[START Data for this exercise]

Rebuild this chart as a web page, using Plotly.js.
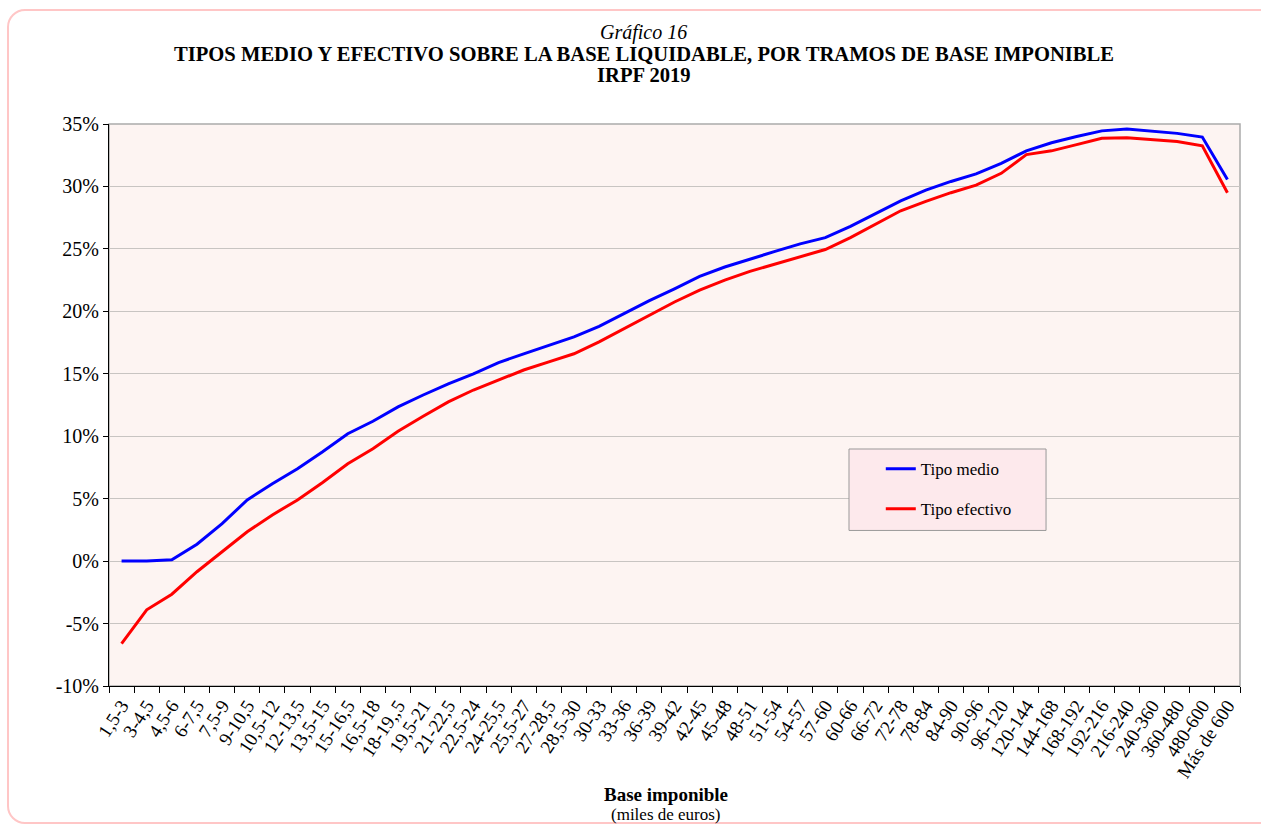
<!DOCTYPE html>
<html>
<head>
<meta charset="utf-8">
<script src="https://cdn.plot.ly/plotly-3.0.1.min.js"></script>
<style>
  html, body { margin: 0; padding: 0; background: #ffffff; overflow: hidden; }
  #frame { position: absolute; left: 7px; top: 9px; width: 1275px; height: 815px;
           border: 2px solid #ffc6c6; border-radius: 18px; box-sizing: border-box; }
  #chart { position: absolute; left: 0; top: 0; width: 1261px; height: 831px; }
</style>
</head>
<body>
<div id="frame"></div>
<div id="chart"></div>
<script>
const categories = ["1,5-3","3-4,5","4,5-6","6-7,5","7,5-9","9-10,5","10,5-12","12-13,5","13,5-15","15-16,5",
  "16,5-18","18-19,,5","19,5-21","21-22,5","22,5-24","24-25,5","25,5-27","27-28,5","28,5-30","30-33",
  "33-36","36-39","39-42","42-45","45-48","48-51","51-54","54-57","57-60","60-66",
  "66-72","72-78","78-84","84-90","90-96","96-120","120-144","144-168","168-192","192-216",
  "216-240","240-360","360-480","480-600","Más de 600"];

const tipoMedio = [0, 0, 0.1, 1.35, 3.0, 4.9, 6.2, 7.4, 8.75, 10.2,
  11.2, 12.35, 13.3, 14.2, 15.0, 15.9, 16.6, 17.3, 17.95, 18.8,
  19.85, 20.85, 21.8, 22.8, 23.55, 24.2, 24.8, 25.4, 25.9, 26.8,
  27.8, 28.85, 29.7, 30.4, 31.0, 31.85, 32.85, 33.5, 34.0, 34.45,
  34.6, 34.4, 34.25, 33.95, 30.55];

const tipoEfectivo = [-6.6, -3.9, -2.65, -0.85, 0.75, 2.35, 3.7, 4.9, 6.3, 7.8,
  9.0, 10.4, 11.6, 12.75, 13.7, 14.5, 15.3, 15.95, 16.6, 17.55,
  18.6, 19.7, 20.75, 21.7, 22.5, 23.2, 23.8, 24.4, 24.95, 25.9,
  27.0, 28.05, 28.8, 29.5, 30.1, 31.05, 32.55, 32.85, 33.35, 33.85,
  33.9, 33.75, 33.6, 33.25, 29.5];

const yTickVals = [-10, -5, 0, 5, 10, 15, 20, 25, 30, 35];
const yTickText = ["-10%", "-5%", "0%", "5%", "10%", "15%", "20%", "25%", "30%", "35%"];

const titleLines = ["<i>Gráfico 16</i>",
  "<b>TIPOS MEDIO Y EFECTIVO SOBRE LA BASE LIQUIDABLE, POR TRAMOS DE BASE IMPONIBLE</b>",
  "<b>IRPF 2019</b>"];
const xTitle = "<b>Base imponible</b>";
const xSubtitle = "(miles de euros)";

const serif = "Liberation Serif, Times New Roman, serif";

const traces = [
  { x: categories, y: tipoMedio, type: "scatter", mode: "lines", name: "Tipo medio",
    legendgroup: "a", line: { color: "#0000ff", width: 3 } },
  { x: categories, y: tipoEfectivo, type: "scatter", mode: "lines", name: "Tipo efectivo",
    legendgroup: "b", line: { color: "#ff0000", width: 3 } }
];

function ann(text, x, y, size) {
  return { text: text, xref: "paper", yref: "paper", x: x, y: y,
    xanchor: "center", yanchor: "middle", showarrow: false,
    font: { family: serif, size: size, color: "#000000" } };
}

const layout = {
  width: 1261, height: 831,
  paper_bgcolor: "rgba(0,0,0,0)",
  plot_bgcolor: "#fdf4f2",
  margin: { l: 109, r: 21, t: 124, b: 145 },
  font: { family: serif, color: "#000000", size: 17 },
  xaxis: {
    type: "category",
    range: [-0.5, 44.5],
    tickangle: -57,
    tickson: "boundaries",
    ticks: "outside", ticklen: 6, tickcolor: "#000000", tickwidth: 1,
    showline: true, linecolor: "#000000", linewidth: 1,
    showgrid: false,
    tickfont: { family: serif, size: 19, color: "#000000" },
    fixedrange: true
  },
  yaxis: {
    range: [-10, 35],
    tickvals: yTickVals, ticktext: yTickText,
    ticks: "outside", ticklen: 5, tickcolor: "#000000", tickwidth: 1,
    showline: true, linecolor: "#000000", linewidth: 1,
    showgrid: true, gridcolor: "#c8c4c2", gridwidth: 1,
    zeroline: false,
    tickfont: { family: serif, size: 20, color: "#000000" },
    fixedrange: true
  },
  showlegend: true,
  legend: {
    x: 0.6824, xanchor: "left", y: 0.418, yanchor: "top",
    bgcolor: "rgba(0,0,0,0)", borderwidth: 0,
    traceorder: "grouped", tracegroupgap: 15,
    font: { family: serif, size: 17, color: "#000000" }
  },
  shapes: [
    { type: "rect", xref: "paper", yref: "paper", x0: 0, x1: 1, y0: 0, y1: 1,
      line: { color: "#aaaaaa", width: 1.5 }, fillcolor: "rgba(0,0,0,0)", layer: "below" },
    { type: "rect", xref: "paper", yref: "paper", x0: 0.6543, x1: 0.8285, y0: 0.2768, y1: 0.4217,
      line: { color: "#999999", width: 1 }, fillcolor: "#fde9ec", layer: "above" }
  ],
  annotations: [
    ann(titleLines[0], 0.473, 1.1637, 20),
    ann(titleLines[1], 0.473, 1.1246, 20.6),
    ann(titleLines[2], 0.473, 1.0872, 20.6),
    ann(xTitle, 0.4925, -0.1922, 19),
    ann(xSubtitle, 0.4925, -0.2278, 17)
  ]
};

Plotly.newPlot("chart", traces, layout, { displayModeBar: false, staticPlot: true });
</script>
</body>
</html>
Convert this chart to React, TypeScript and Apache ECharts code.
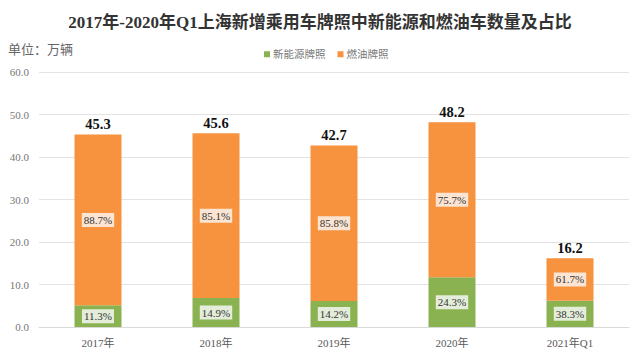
import React, { useEffect, useRef } from "react";
import * as echarts from "echarts";

const categories = ["2017年", "2018年", "2019年", "2020年", "2021年Q1"];
const totals = [45.3, 45.6, 42.7, 48.2, 16.2];
const nevPct = [11.3, 14.9, 14.2, 24.3, 38.3];
const fuelPct = [88.7, 85.1, 85.8, 75.7, 61.7];
const nevValues = [5.1, 6.8, 6.1, 11.7, 6.2];
const fuelValues = [40.2, 38.8, 36.6, 36.5, 10.0];
const yTicks = [0, 10, 20, 30, 40, 50, 60];

const SERIF = "'Liberation Serif', 'Times New Roman', 'Noto Sans CJK SC', serif";

export default function App() {
  const ref = useRef<HTMLDivElement>(null);
  useEffect(() => {
    if (!ref.current) return;
    const chart = echarts.init(ref.current, null, { renderer: "svg" });
    chart.setOption({
      animation: false,
      backgroundColor: "#ffffff",
      title: {
        text: "2017年-2020年Q1上海新增乘用车牌照中新能源和燃油车数量及占比",
        left: "center",
        top: 9,
        textStyle: { fontFamily: SERIF, fontSize: 17, fontWeight: "bold", color: "#333333" },
      },
      graphic: [
        {
          type: "text",
          left: 8,
          top: 43,
          style: { text: "单位：万辆", fontSize: 13, fill: "#666666", fontFamily: SERIF },
        },
      ],
      legend: {
        data: ["新能源牌照", "燃油牌照"],
        left: 259,
        top: 44,
        itemWidth: 6,
        itemHeight: 6,
        itemGap: 12,
        icon: "rect",
        textStyle: { fontSize: 10.5, color: "#777777", fontFamily: SERIF, padding: [0, 0, 0, -2] },
      },
      grid: { left: 39, right: 11, top: 72, bottom: 29 },
      xAxis: {
        type: "category",
        data: categories,
        axisTick: { show: false },
        axisLine: { lineStyle: { color: "#d9d9d9" } },
        axisLabel: { fontFamily: SERIF, fontSize: 11, color: "#595959", margin: 10 },
      },
      yAxis: {
        type: "value",
        min: yTicks[0],
        max: yTicks[yTicks.length - 1],
        interval: 10,
        axisLine: { show: false },
        axisTick: { show: false },
        splitLine: { lineStyle: { color: "#e3e3e3" } },
        axisLabel: {
          fontFamily: SERIF,
          fontSize: 11,
          color: "#777777",
          margin: 10,
          formatter: (v: number) => v.toFixed(1),
        },
      },
      series: [
        {
          name: "total",
          type: "bar",
          data: totals,
          barWidth: 47,
          barGap: "-100%",
          itemStyle: { color: "rgba(0,0,0,0)" },
          z: 1,
          silent: true,
          label: {
            show: true,
            position: "top",
            distance: 3,
            fontFamily: SERIF,
            fontSize: 14.5,
            fontWeight: "bold",
            color: "#111111",
            formatter: (p: any) => totals[p.dataIndex].toFixed(1),
          },
        },
        {
          name: "新能源牌照",
          type: "bar",
          stack: "s",
          data: nevValues,
          barWidth: 47,
          z: 3,
          itemStyle: { color: "#8BB250" },
          label: {
            show: true,
            position: "inside",
            fontFamily: SERIF,
            fontSize: 11,
            color: "#333333",
            backgroundColor: "#E4EDDA",
            padding: [2, 2, 1, 2],
            formatter: (p: any) => nevPct[p.dataIndex].toFixed(1) + "%",
          },
        },
        {
          name: "燃油牌照",
          type: "bar",
          stack: "s",
          data: fuelValues,
          barWidth: 47,
          z: 3,
          itemStyle: { color: "#F7923F" },
          label: {
            show: true,
            position: "inside",
            fontFamily: SERIF,
            fontSize: 11,
            color: "#333333",
            backgroundColor: "#FBE4D2",
            padding: [2, 2, 1, 2],
            formatter: (p: any) => fuelPct[p.dataIndex].toFixed(1) + "%",
          },
        },
      ],
    });
    return () => chart.dispose();
  }, []);
  return <div ref={ref} style={{ width: 640, height: 356, position: "absolute", left: 0, top: 0 }} />;
}
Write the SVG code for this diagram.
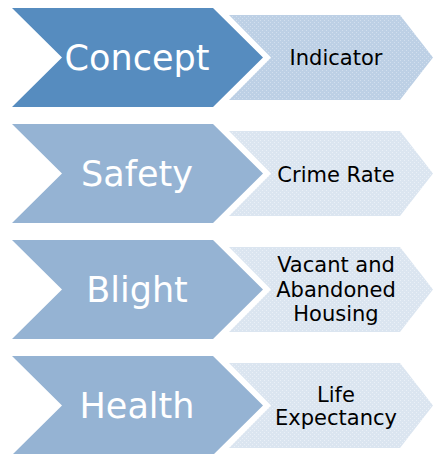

[END Data for this exercise]

**What the exercise asks**
Take the lines from the start of the material to the line with "Serif, Times New", both included, and transcribe them exactly without the pictures.

**The response**
Rebuild this chart as a web page, using Plotly.js.
<!DOCTYPE html>
<html>
<head>
<meta charset="utf-8">
<script src="https://cdn.plot.ly/plotly-3.0.1.min.js"></script>
<style>
  html, body { margin: 0; padding: 0; background: #ffffff; overflow: hidden; }
  #frame { position: absolute; left: 7px; top: 9px; width: 1275px; height: 815px;
           border: 2px solid #ffc6c6; border-radius: 18px; box-sizing: border-box; }
  #chart { position: absolute; left: 0; top: 0; width: 1261px; height: 831px; }
</style>
</head>
<body>
<div id="frame"></div>
<div id="chart"></div>
<script>
const categories = ["1,5-3","3-4,5","4,5-6","6-7,5","7,5-9","9-10,5","10,5-12","12-13,5","13,5-15","15-16,5",
  "16,5-18","18-19,,5","19,5-21","21-22,5","22,5-24","24-25,5","25,5-27","27-28,5","28,5-30","30-33",
  "33-36","36-39","39-42","42-45","45-48","48-51","51-54","54-57","57-60","60-66",
  "66-72","72-78","78-84","84-90","90-96","96-120","120-144","144-168","168-192","192-216",
  "216-240","240-360","360-480","480-600","Más de 600"];

const tipoMedio = [0, 0, 0.1, 1.35, 3.0, 4.9, 6.2, 7.4, 8.75, 10.2,
  11.2, 12.35, 13.3, 14.2, 15.0, 15.9, 16.6, 17.3, 17.95, 18.8,
  19.85, 20.85, 21.8, 22.8, 23.55, 24.2, 24.8, 25.4, 25.9, 26.8,
  27.8, 28.85, 29.7, 30.4, 31.0, 31.85, 32.85, 33.5, 34.0, 34.45,
  34.6, 34.4, 34.25, 33.95, 30.55];

const tipoEfectivo = [-6.6, -3.9, -2.65, -0.85, 0.75, 2.35, 3.7, 4.9, 6.3, 7.8,
  9.0, 10.4, 11.6, 12.75, 13.7, 14.5, 15.3, 15.95, 16.6, 17.55,
  18.6, 19.7, 20.75, 21.7, 22.5, 23.2, 23.8, 24.4, 24.95, 25.9,
  27.0, 28.05, 28.8, 29.5, 30.1, 31.05, 32.55, 32.85, 33.35, 33.85,
  33.9, 33.75, 33.6, 33.25, 29.5];

const yTickVals = [-10, -5, 0, 5, 10, 15, 20, 25, 30, 35];
const yTickText = ["-10%", "-5%", "0%", "5%", "10%", "15%", "20%", "25%", "30%", "35%"];

const titleLines = ["<i>Gráfico 16</i>",
  "<b>TIPOS MEDIO Y EFECTIVO SOBRE LA BASE LIQUIDABLE, POR TRAMOS DE BASE IMPONIBLE</b>",
  "<b>IRPF 2019</b>"];
const xTitle = "<b>Base imponible</b>";
const xSubtitle = "(miles de euros)";

const serif = "Liberation Serif, Times New Roman, serif";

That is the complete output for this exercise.